Monday (29Nov), I finally received all of my research letters and identity card from the Uganda National Council for Science and Technology, which means that I was immediately on the phone trying to find out how I could get myself to Bwindi as quickly as possible.  Turns out the directors of the Institute of Tropical Forest Conservation in Bwindi-Ruhija were just coming back from leave and on their way there, maybe Wednesday morning, but they would have to stay in Mbarara for administrative meetings and things.  I was welcome to join if I wanted.  Then I met Festo at the Uganda Wildlife Authority, he's the Transport Officer....a.k.a. the guy who knows where all the UWA cars are going...and he told me that a car just happened to be in for repairs and that as soon as it's done, I'm on it and off to Bwindi.  So, I was stoked...I had a ride!  And with UWA!  Maybe I could even get loads of delicious information about conservation in Uganda and protected areas issues in the region.

So the next day I went to Immigrations with my stack of documents and a wad of cash (costs $100 for a Pupil's Pass....aka the research visa).  What I thought would take months of bureaucratic administrative paper pushing, mostly with papers going nowhere, took only 2.5 hours.  I think I just got supremely lucky though and asked the right guy where the copy machine is.  He ended up taking my documents, making the photocopies, submitting them to the immigrations people and 2 hours later, I had a visa.  I walked out with a visa!!  This is unheard of.  So many people had told me that this would be such a difficult process....that it would take 2, maybe 3 months even.  A lot of Fulbrighters never even make it through the process.  They just exit the country every 3 months and deal with paying tourist visa fees every single time.  I really didn't want to do that, especially if my research might take me across to DRC and Rwanda more than once or twice.  Single-entry tourist visas could really rack up the bills.  I don't know who in Immigrations slipped who what, but somehow the visa thing worked out all too easily.

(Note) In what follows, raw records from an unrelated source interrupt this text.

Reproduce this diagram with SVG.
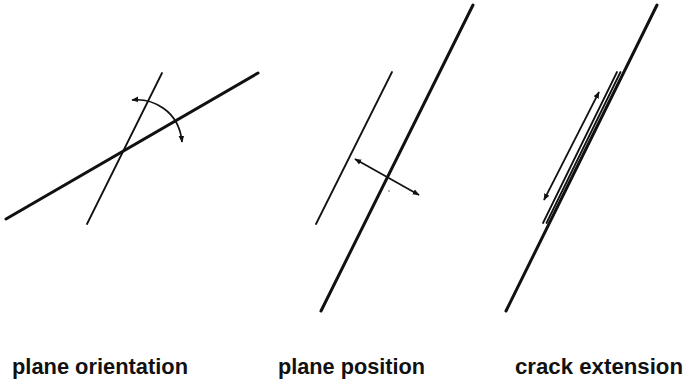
<svg xmlns="http://www.w3.org/2000/svg" width="686" height="382" viewBox="0 0 686 382">
<style>
.thick{stroke:#111;stroke-width:3;stroke-linecap:round;fill:none}
.thin{stroke:#111;stroke-width:1.8;stroke-linecap:round;fill:none}
.arr{stroke:#111;stroke-width:1.7;fill:none;marker-start:url(#ah);marker-end:url(#ah)}
.lbl{font-family:"Liberation Sans",Arial,sans-serif;font-weight:bold;font-size:22px;fill:#111}
</style>
<defs>
<marker id="ah" viewBox="0 0 10 10" refX="9" refY="5" markerWidth="7" markerHeight="7" markerUnits="userSpaceOnUse" orient="auto-start-reverse">
<path d="M0,1 L10,5 L0,9 z" fill="#111"/>
</marker>
</defs>
<rect width="686" height="382" fill="#fff"/>
<g id="orientation">
<line class="thick" x1="6" y1="219" x2="258" y2="73"/>
<line class="thin" x1="87" y1="224" x2="162" y2="73"/>
</g>
<g id="position">
<line class="thick" x1="321" y1="311" x2="473" y2="5"/>
<line class="thin" x1="316" y1="224" x2="392" y2="72"/>
<circle cx="389" cy="191" r="0.8" fill="#555"/>
</g>
<g id="crack">
<line class="thick" x1="506" y1="311" x2="657" y2="5"/>
<line class="thin" x1="543" y1="223" x2="617" y2="72"/>
<line class="thin" x1="546.5" y1="223" x2="620.5" y2="72"/>
</g>
<g id="connectors">
<path class="arr" d="M132,100 C152,98 179,110 182,142"/>
<line class="arr" x1="355" y1="159" x2="419" y2="195"/>
<line class="arr" x1="544" y1="200" x2="599" y2="92"/>
</g>
<g id="labels">
<text class="lbl" x="12" y="374" textLength="176" lengthAdjust="spacingAndGlyphs">plane orientation</text>
<text class="lbl" x="278" y="374" textLength="147" lengthAdjust="spacingAndGlyphs">plane position</text>
<text class="lbl" x="515" y="374" textLength="168" lengthAdjust="spacingAndGlyphs">crack extension</text>
</g>
</svg>
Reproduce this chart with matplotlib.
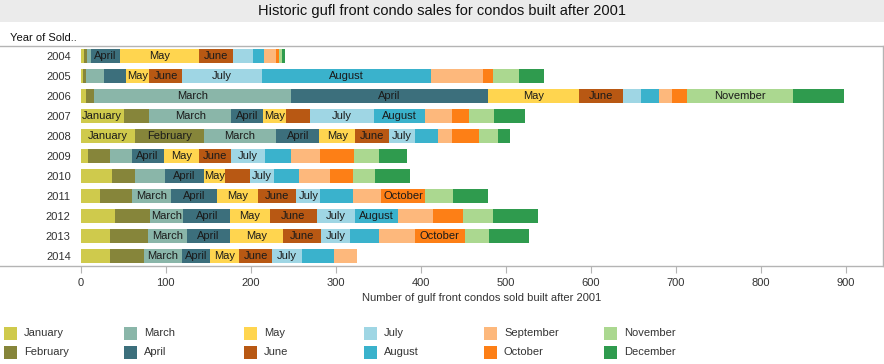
#!/usr/bin/env python3
"""Historic gulf front condo sales (condos built after 2001), stacked by month sold."""

import matplotlib
matplotlib.use("Agg")
import matplotlib.pyplot as plt
from matplotlib.lines import Line2D
from matplotlib.patches import Rectangle

plt.rcParams["font.family"] = ["Liberation Sans", "DejaVu Sans"]

YEARS = ["2004", "2005", "2006", "2007", "2008", "2009", "2010", "2011", "2012", "2013", "2014"]
MONTHS = ["January", "February", "March", "April", "May", "June",
          "July", "August", "September", "October", "November", "December"]
MONTH_COLORS = ["#cfca4c", "#86853a", "#8ab6a9", "#3c6f7c", "#ffd54f", "#b85813",
                "#9fd6e4", "#3ab2cc", "#fdb87c", "#fd7f16", "#abd890", "#2f9b4e"]

# condos sold per month, one value per year (2004 .. 2014)
jan = [4, 3, 6, 51, 64, 9, 37, 23, 41, 35, 35]
feb = [4, 4, 10, 30, 81, 26, 27, 38, 41, 44, 40]
mar = [4, 21, 232, 96, 85, 25, 35, 46, 39, 46, 44]
apr = [35, 26, 231, 38, 51, 38, 46, 53, 55, 51, 33]
may = [92, 27, 107, 27, 42, 41, 25, 49, 47, 62, 35]
jun = [40, 38, 52, 28, 40, 38, 29, 45, 55, 45, 38]
jul = [24, 95, 21, 75, 31, 40, 29, 28, 45, 34, 35]
aug = [13, 198, 21, 60, 27, 31, 29, 38, 51, 34, 38]
sep = [14, 61, 16, 32, 16, 34, 36, 34, 41, 42, 27]
oct_ = [3, 12, 18, 20, 32, 40, 27, 51, 35, 59, 0]
nov = [4, 31, 124, 29, 22, 29, 26, 33, 35, 29, 0]
dec = [3, 29, 60, 37, 14, 33, 42, 41, 53, 46, 0]
SALES = [jan, feb, mar, apr, may, jun, jul, aug, sep, oct_, nov, dec]

# segments wide enough to carry their month name
LABELLED = {
    "2004": ["April", "May", "June"],
    "2005": ["May", "June", "July", "August"],
    "2006": ["March", "April", "May", "June", "November"],
    "2007": ["January", "March", "April", "May", "July", "August"],
    "2008": ["January", "February", "March", "April", "May", "June", "July"],
    "2009": ["April", "May", "June", "July"],
    "2010": ["April", "May", "July"],
    "2011": ["March", "April", "May", "June", "July", "October"],
    "2012": ["March", "April", "May", "June", "July", "August"],
    "2013": ["March", "April", "May", "June", "July", "October"],
    "2014": ["March", "April", "May", "June", "July"],
}

W, H = 884, 364
TEXT = "#333333"
FRAME = "#b4b4b4"


def fx(px):
    return px / W


def fy(py):
    return 1 - py / H


def main():
    fig = plt.figure(figsize=(W / 100, H / 100), dpi=100)

    # grey title band
    fig.patches.append(Rectangle((0, fy(22)), 1, 22 / H, transform=fig.transFigure,
                                 facecolor="#ebebeb", edgecolor="none", zorder=0))
    fig.text(0.5, fy(11), "Historic gufl front condo sales for condos built after 2001",
             ha="center", va="center", fontsize=10.5, color="#111111")

    ax = fig.add_axes([fx(80.5), fy(266), fx(883 - 80.5), (266 - 46) / H])
    left = [0] * len(YEARS)
    ypos = list(range(len(YEARS)))
    for month, color, vals in zip(MONTHS, MONTH_COLORS, SALES):
        ax.barh(ypos, vals, left=left, height=0.72, color=color, linewidth=0)
        for i, (yr, v) in enumerate(zip(YEARS, vals)):
            if month in LABELLED[yr]:
                ax.text(left[i] + v / 2, i, month, ha="center", va="center",
                        fontsize=8, color="#1a1a1a", clip_on=True)
        left = [l + v for l, v in zip(left, vals)]

    ax.set_xlim(0, 944)
    ax.set_ylim(len(YEARS) - 0.5, -0.5)
    ax.set_yticks(ypos)
    ax.set_yticklabels(YEARS, fontsize=8, color=TEXT)
    ax.set_xticks(range(0, 1000, 100))
    ax.set_xticklabels([str(v) for v in range(0, 1000, 100)], fontsize=8, color=TEXT)
    ax.tick_params(axis="y", length=0, pad=7)
    ax.tick_params(axis="x", length=5, color=FRAME, pad=4)
    for s in ax.spines.values():
        s.set_visible(False)
    ax.set_xlabel("Number of gulf front condos sold built after 2001",
                  fontsize=8, color=TEXT, labelpad=3)

    # frame lines (top/bottom run across the row header area)
    for y in (46, 266):
        fig.add_artist(Line2D([0, fx(883)], [fy(y), fy(y)], color=FRAME, lw=1))
    fig.add_artist(Line2D([fx(883), fx(883)], [fy(46), fy(266)], color=FRAME, lw=1))
    fig.text(fx(10), fy(38), "Year of Sold..", ha="left", va="center",
             fontsize=8, color="#111111")

    # legend: 2 rows x 6 columns
    for k, (month, color) in enumerate(zip(MONTHS, MONTH_COLORS)):
        col, row = divmod(k, 2)
        x0 = 4 + 120 * col
        yc = 333 + 19 * row
        fig.patches.append(Rectangle((fx(x0), fy(yc + 6.5)), 13 / W, 13 / H,
                                     transform=fig.transFigure, facecolor=color,
                                     edgecolor="none"))
        fig.text(fx(x0 + 20), fy(yc), month, ha="left", va="center",
                 fontsize=8, color=TEXT)

    fig.savefig("out.png", dpi=100)
    plt.close(fig)


if __name__ == "__main__":
    main()
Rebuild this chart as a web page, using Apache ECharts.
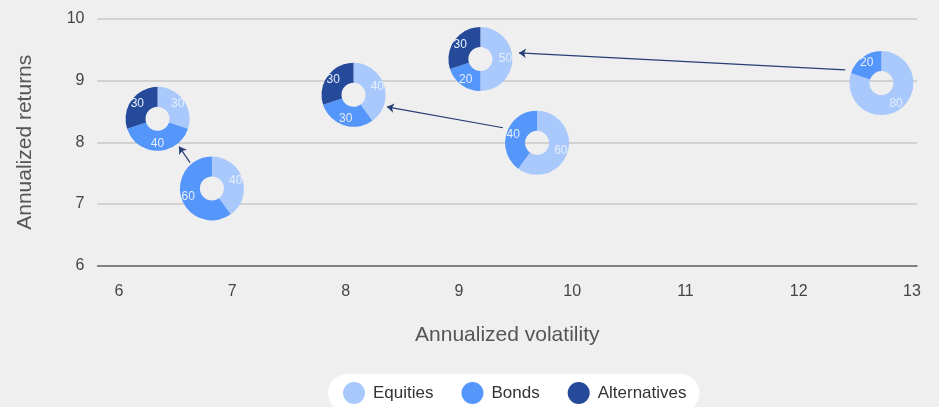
<!DOCTYPE html>
<html>
<head>
<meta charset="utf-8">
<script src="https://cdn.jsdelivr.net/npm/echarts@6/dist/echarts.min.js"></script>
<style>
  html, body { margin: 0; padding: 0; background: #efefef; }
  #main { width: 939px; height: 407px; }
</style>
</head>
<body>
<div id="main"></div>
<script>
// portfolio positions (x = volatility, y = return)
const volatility = [6.34, 6.82, 8.07, 9.19, 9.69, 12.73];
const returns = [8.38, 7.25, 8.77, 9.35, 7.99, 8.96];
// allocation per portfolio
const equities = [30, 40, 40, 50, 60, 80];
const bonds = [40, 60, 30, 20, 40, 20];
const alternatives = [30, 0, 30, 30, 0, 0];

const assetNames = ['Equities', 'Bonds', 'Alternatives'];
const assetColors = ['#a9c8fc', '#5596fa', '#254a9a'];

const xTicks = [6, 7, 8, 9, 10, 11, 12, 13];

// arrows: [from, to] in data coords
const arrowFrom = [[6.627, 7.668], [9.389, 8.235], [12.41, 9.174]];
const arrowTo = [[6.53, 7.93], [8.365, 8.575], [9.53, 9.45]];

const font = 'Liberation Sans, Arial, sans-serif';
let chart = echarts.init(document.getElementById('main'));

let arrowSeries = {
  type: 'lines',
  coordinateSystem: 'cartesian2d',
  silent: true,
  symbol: ['none', 'arrow'],
  symbolSize: 7,
  lineStyle: { color: '#263d75', width: 1.2, opacity: 1 },
  data: arrowFrom.map((p, i) => ({ coords: [p, arrowTo[i]] })),
  z: 5
};

chart.setOption({
  backgroundColor: '#efefef',
  animation: false,
  textStyle: { fontFamily: font },
  grid: { left: 97.5, right: 22, top: 19, bottom: 141.5 },
  xAxis: {
    type: 'value',
    min: 5.81,
    max: 13.044,
    name: 'Annualized volatility',
    nameLocation: 'middle',
    nameGap: 59,
    nameTextStyle: { fontSize: 21, color: '#555' },
    axisLine: { show: true, lineStyle: { color: '#666', width: 1.5 } },
    axisTick: { show: false },
    splitLine: { show: false },
    axisLabel: { customValues: xTicks, fontSize: 16, color: '#444', margin: 18 }
  },
  yAxis: {
    type: 'value',
    min: 6,
    max: 10,
    interval: 1,
    name: 'Annualized returns',
    nameLocation: 'middle',
    nameGap: 62,
    nameRotate: 90,
    nameTextStyle: { fontSize: 21, color: '#555' },
    axisLine: { show: false },
    axisTick: { show: false },
    splitLine: { lineStyle: { color: '#c8c8c8', width: 1.5 } },
    axisLabel: { fontSize: 16, color: '#444', margin: 13 }
  },
  legend: {
    data: assetNames,
    left: 328,
    top: 374,
    padding: [8, 13, 8, 15],
    backgroundColor: '#fff',
    borderRadius: 20,
    icon: 'circle',
    itemWidth: 22,
    itemHeight: 22,
    itemGap: 28,
    textStyle: { fontSize: 17, color: '#333', padding: [0, 0, 0, 3] }
  },
  series: [arrowSeries]
});

// place each donut at its (volatility, return) point
let pies = volatility.map((v, i) => {
  let c = chart.convertToPixel({ xAxisIndex: 0, yAxisIndex: 0 }, [v, returns[i]]);
  let vals = [equities[i], bonds[i], alternatives[i]];
  let data = [];
  vals.forEach((val, k) => {
    if (val > 0) data.push({ name: assetNames[k], value: val, itemStyle: { color: assetColors[k] } });
  });
  return {
    type: 'pie',
    center: c,
    radius: [12, 32],
    startAngle: 90,
    clockwise: true,
    silent: true,
    emphasis: { disabled: true },
    label: { show: true, position: 'inside', formatter: '{c}', color: '#e6eefc', fontSize: 12 },
    labelLine: { show: false },
    data: data,
    z: 3
  };
});

chart.setOption({ series: [arrowSeries].concat(pies) });
</script>
</body>
</html>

Crazy thing happened right after I left the building though.  I was there on the street negotiating with a boda boda man for a ride to UWA where I was meeting Dada for lunch and the guy wanted about 2x what I wanted to pay.  So, some haggling later, he drove off.....and not 20 feet away, he hit another boda boda with a passenger on it, a rather large woman.  All three went flying to the ground, bodas on their sides, woman looked really painfully unhappy.  Her shirt had flown up and the rolls of skin scraped across the neither smooth  nor clean asphalt, her facial expression oozed hurt.  A small crowd gathered round, picked them all up and set them right again, so not much later, they were actually all on their way again.  I was a bit dazed though....I mean, if I hadn't stopped him, he wouldn't have been in that exact place at that unfortunate time and maybe there would be no accident.  I couldn't help but ask myself if it was my fault.  Or, we could have settled a price and I could have been on it...on the ground, like that woman, maybe worse.  Someway, somehow, I was a part of it....although to any outsider, I was just another spectator on the side of the road.  Just the day before, the security guy at the Embassy had given me a small fatherly talk on buying a motorcycle helmet if I'm going to be engaging in risky boda boda riding.  And of course, ABSOLUTELY NO BODAS AT NIGHT, strict Embassy rule.  Yessah.  Eh, so now I'm seriously contemplating getting a motorcycle helmet.  Of course, I'm still also contemplating getting a motorcycle....but you know, just to make my field work easier.  Anyway, I ended up taking the slow/long way to UWA....2 taxis (aka matatus).

Wednesday, I got a phone call from Festo that the UWA truck would be leaving on Thursday morning.....so get ready, I was going to Bwindi!!